## begin

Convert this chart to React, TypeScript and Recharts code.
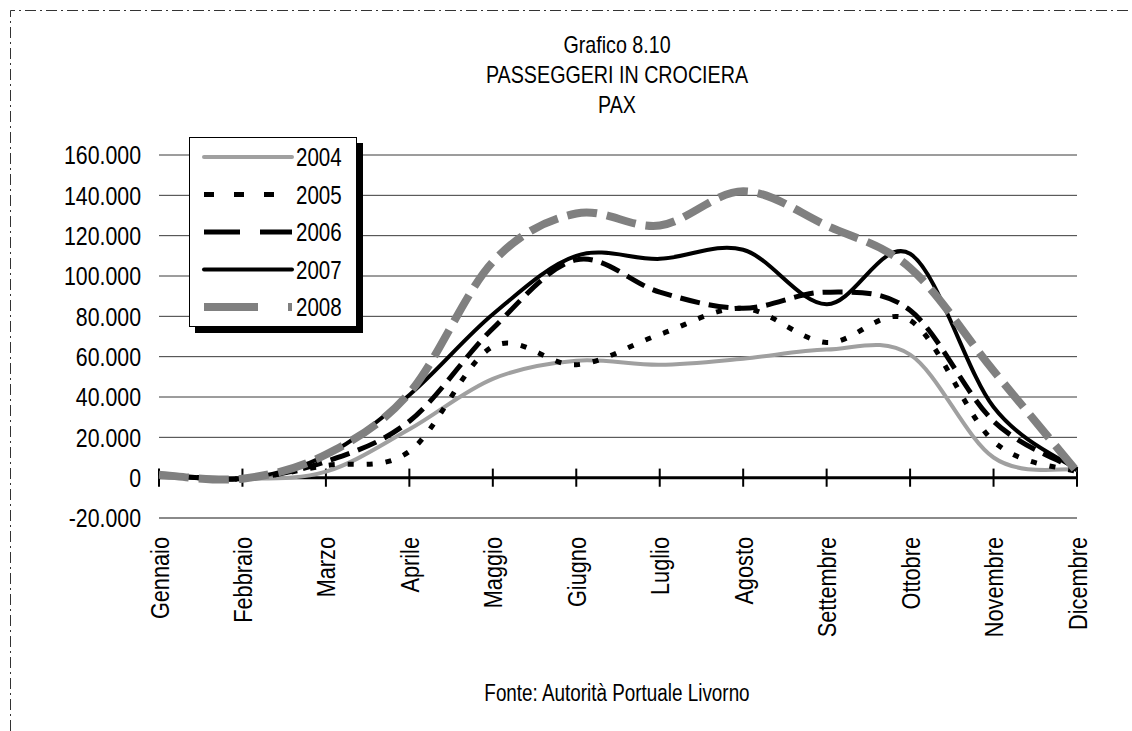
import { LineChart, Line, XAxis, YAxis, CartesianGrid, ReferenceLine } from 'recharts'

const months = [
  'Gennaio', 'Febbraio', 'Marzo', 'Aprile', 'Maggio', 'Giugno',
  'Luglio', 'Agosto', 'Settembre', 'Ottobre', 'Novembre', 'Dicembre',
]

const pax2004 = [1500, -500, 3000, 24000, 49000, 58000, 56000, 59000, 63500, 61000, 10000, 4000]
const pax2005 = [1500, -500, 6000, 13000, 65000, 56000, 71000, 84000, 67000, 78000, 18000, 3000]
const pax2006 = [1500, -500, 8000, 28000, 74000, 108000, 92000, 84000, 92000, 83000, 28000, 4000]
const pax2007 = [1500, -500, 11000, 41000, 81000, 110000, 108500, 113000, 86000, 111000, 35000, 4000]
const pax2008 = [1500, -500, 11500, 42000, 107000, 131000, 125000, 142000, 125000, 104000, 53000, 3000]

const yTicks = [-20000, 0, 20000, 40000, 60000, 80000, 100000, 120000, 140000, 160000]

const series = [
  { key: 'y2004', name: '2004', color: '#a0a0a0', width: 4, dash: undefined, legendDash: undefined },
  { key: 'y2005', name: '2005', color: '#000000', width: 5, dash: '6 13', legendDash: '10 20' },
  { key: 'y2006', name: '2006', color: '#000000', width: 5, dash: '20 9', legendDash: '36 20' },
  { key: 'y2007', name: '2007', color: '#000000', width: 4, dash: undefined, legendDash: undefined },
  { key: 'y2008', name: '2008', color: '#808080', width: 8, dash: '30 10', legendDash: '54 30' },
]

const data = months.map((m, i) => ({
  month: m,
  y2004: pax2004[i],
  y2005: pax2005[i],
  y2006: pax2006[i],
  y2007: pax2007[i],
  y2008: pax2008[i],
}))

// arial narrow is not installed: squeeze liberation sans instead
const FONT = "'Liberation Sans', Arial, sans-serif"
const NARROW = 0.82

// excel-like smoothed line (catmull-rom through the points)
function smoothCurve(context: any) {
  let xs: number[] = []
  let ys: number[] = []
  return {
    areaStart() {},
    areaEnd() {},
    lineStart() {
      xs = []
      ys = []
    },
    point(x: number, y: number) {
      xs.push(+x)
      ys.push(+y)
    },
    lineEnd() {
      const n = xs.length
      if (!n) return
      context.moveTo(xs[0], ys[0])
      for (let i = 0; i < n - 1; i++) {
        const a = Math.max(i - 1, 0)
        const d = Math.min(i + 2, n - 1)
        context.bezierCurveTo(
          xs[i] + (xs[i + 1] - xs[a]) / 6,
          ys[i] + (ys[i + 1] - ys[a]) / 6,
          xs[i + 1] - (xs[d] - xs[i]) / 6,
          ys[i + 1] - (ys[d] - ys[i]) / 6,
          xs[i + 1],
          ys[i + 1],
        )
      }
    },
  }
}

const fmt = (v: number) => v.toLocaleString('de-DE')

function MonthTick({ x, y, payload }: any) {
  return (
    <g transform={`translate(${x},${y}) rotate(-90) scale(${NARROW},1)`}>
      <text x={0} y={0} dy="0.36em" textAnchor="end" fontFamily={FONT} fontSize={26.5} fill="#000">
        {payload.value}
      </text>
    </g>
  )
}

function ValueTick({ x, y, payload }: any) {
  return (
    <g transform={`translate(${x},${y}) scale(${NARROW},1)`}>
      <text x={0} y={0} dy="0.36em" textAnchor="end" fontFamily={FONT} fontSize={26} fill="#000">
        {fmt(payload.value)}
      </text>
    </g>
  )
}

function LegendBox() {
  return (
    <div
      style={{
        position: 'absolute',
        left: 189,
        top: 137,
        width: 166,
        height: 188,
        border: '1px solid #000',
        background: '#fff',
        boxShadow: '6px 6px 0 #000',
      }}
    >
      <svg width={166} height={188} style={{ position: 'absolute', left: 0, top: 0 }}>
        {series.map((s, i) => {
          const cy = 19 + i * 37.5
          return (
            <g key={s.key}>
              <line
                x1={14}
                x2={102}
                y1={cy}
                y2={cy}
                stroke={s.color}
                strokeWidth={s.width}
                strokeDasharray={s.legendDash}
                strokeLinecap={s.legendDash ? 'butt' : 'round'}
              />
              <g transform={`translate(106,${cy}) scale(${NARROW},1)`}>
                <text x={0} y={0} dy="0.36em" fontFamily={FONT} fontSize={25} fill="#000">
                  {s.name}
                </text>
              </g>
            </g>
          )
        })}
      </svg>
    </div>
  )
}

const squeeze = { transform: `scaleX(${NARROW})`, transformOrigin: '617px 0' }

export default function App() {
  const W = 1132
  const H = 731
  return (
    <div style={{ position: 'absolute', left: 0, top: 0, width: W, height: H, background: '#fff', fontFamily: FONT }}>
      <svg width={W} height={H} style={{ position: 'absolute', left: 0, top: 0 }}>
        <path d={`M10.5,${H} L10.5,10.5 L${W},10.5`} fill="none" stroke="#333" strokeWidth={1} strokeDasharray="11 4 2 4" />
      </svg>
      <div style={{ position: 'absolute', left: 0, width: 1234, top: 30, textAlign: 'center', fontSize: 24, lineHeight: '30px', color: '#000', ...squeeze }}>
        <div>Grafico 8.10</div>
        <div>PASSEGGERI IN CROCIERA</div>
        <div>PAX</div>
      </div>
      <div style={{ position: 'absolute', left: 0, width: 1234, top: 678, textAlign: 'center', fontSize: 23, lineHeight: '30px', ...squeeze }}>
        Fonte: Autorità Portuale Livorno
      </div>
      <div style={{ position: 'absolute', left: 0, top: 0 }}>
        <LineChart width={W} height={H} data={data} margin={{ top: 155, right: 55, bottom: 83, left: 59 }}>
          <CartesianGrid vertical={false} stroke="#3a3a3a" strokeWidth={1} />
          <XAxis
            dataKey="month"
            axisLine={false}
            tickLine={false}
            interval={0}
            height={130}
            tick={<MonthTick />}
            tickMargin={13}
          />
          <YAxis
            domain={[-20000, 160000]}
            ticks={yTicks}
            width={100}
            axisLine={false}
            tickLine={false}
            tickMargin={12}
            tick={<ValueTick />}
            interval={0}
          />
          <ReferenceLine y={-20000} stroke="#8a8a8a" strokeWidth={2} />
          <ReferenceLine y={0} stroke="#000" strokeWidth={3} />
          {months.map((m) => (
            <ReferenceLine
              key={m}
              segment={[{ x: m, y: -4500 }, { x: m, y: 4500 }]}
              stroke="#000"
              strokeWidth={2}
            />
          ))}
          {series.map((s) => (
            <Line
              key={s.key}
              dataKey={s.key}
              name={s.name}
              type={smoothCurve as any}
              stroke={s.color}
              strokeWidth={s.width}
              strokeDasharray={s.dash}
              dot={false}
              activeDot={false}
              isAnimationActive={false}
            />
          ))}
        </LineChart>
      </div>
      <LegendBox />
    </div>
  )
}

## end

EXERCISE PROMPT: Repeat the listing above exactly from its first line to the line containing "120000, 140000, 160000]", both included, and omit the pictures.

WRITTEN ANSWER:
Convert this chart to React, TypeScript and Recharts code.
import { LineChart, Line, XAxis, YAxis, CartesianGrid, ReferenceLine } from 'recharts'

const months = [
  'Gennaio', 'Febbraio', 'Marzo', 'Aprile', 'Maggio', 'Giugno',
  'Luglio', 'Agosto', 'Settembre', 'Ottobre', 'Novembre', 'Dicembre',
]

const pax2004 = [1500, -500, 3000, 24000, 49000, 58000, 56000, 59000, 63500, 61000, 10000, 4000]
const pax2005 = [1500, -500, 6000, 13000, 65000, 56000, 71000, 84000, 67000, 78000, 18000, 3000]
const pax2006 = [1500, -500, 8000, 28000, 74000, 108000, 92000, 84000, 92000, 83000, 28000, 4000]
const pax2007 = [1500, -500, 11000, 41000, 81000, 110000, 108500, 113000, 86000, 111000, 35000, 4000]
const pax2008 = [1500, -500, 11500, 42000, 107000, 131000, 125000, 142000, 125000, 104000, 53000, 3000]

const yTicks = [-20000, 0, 20000, 40000, 60000, 80000, 100000, 120000, 140000, 160000]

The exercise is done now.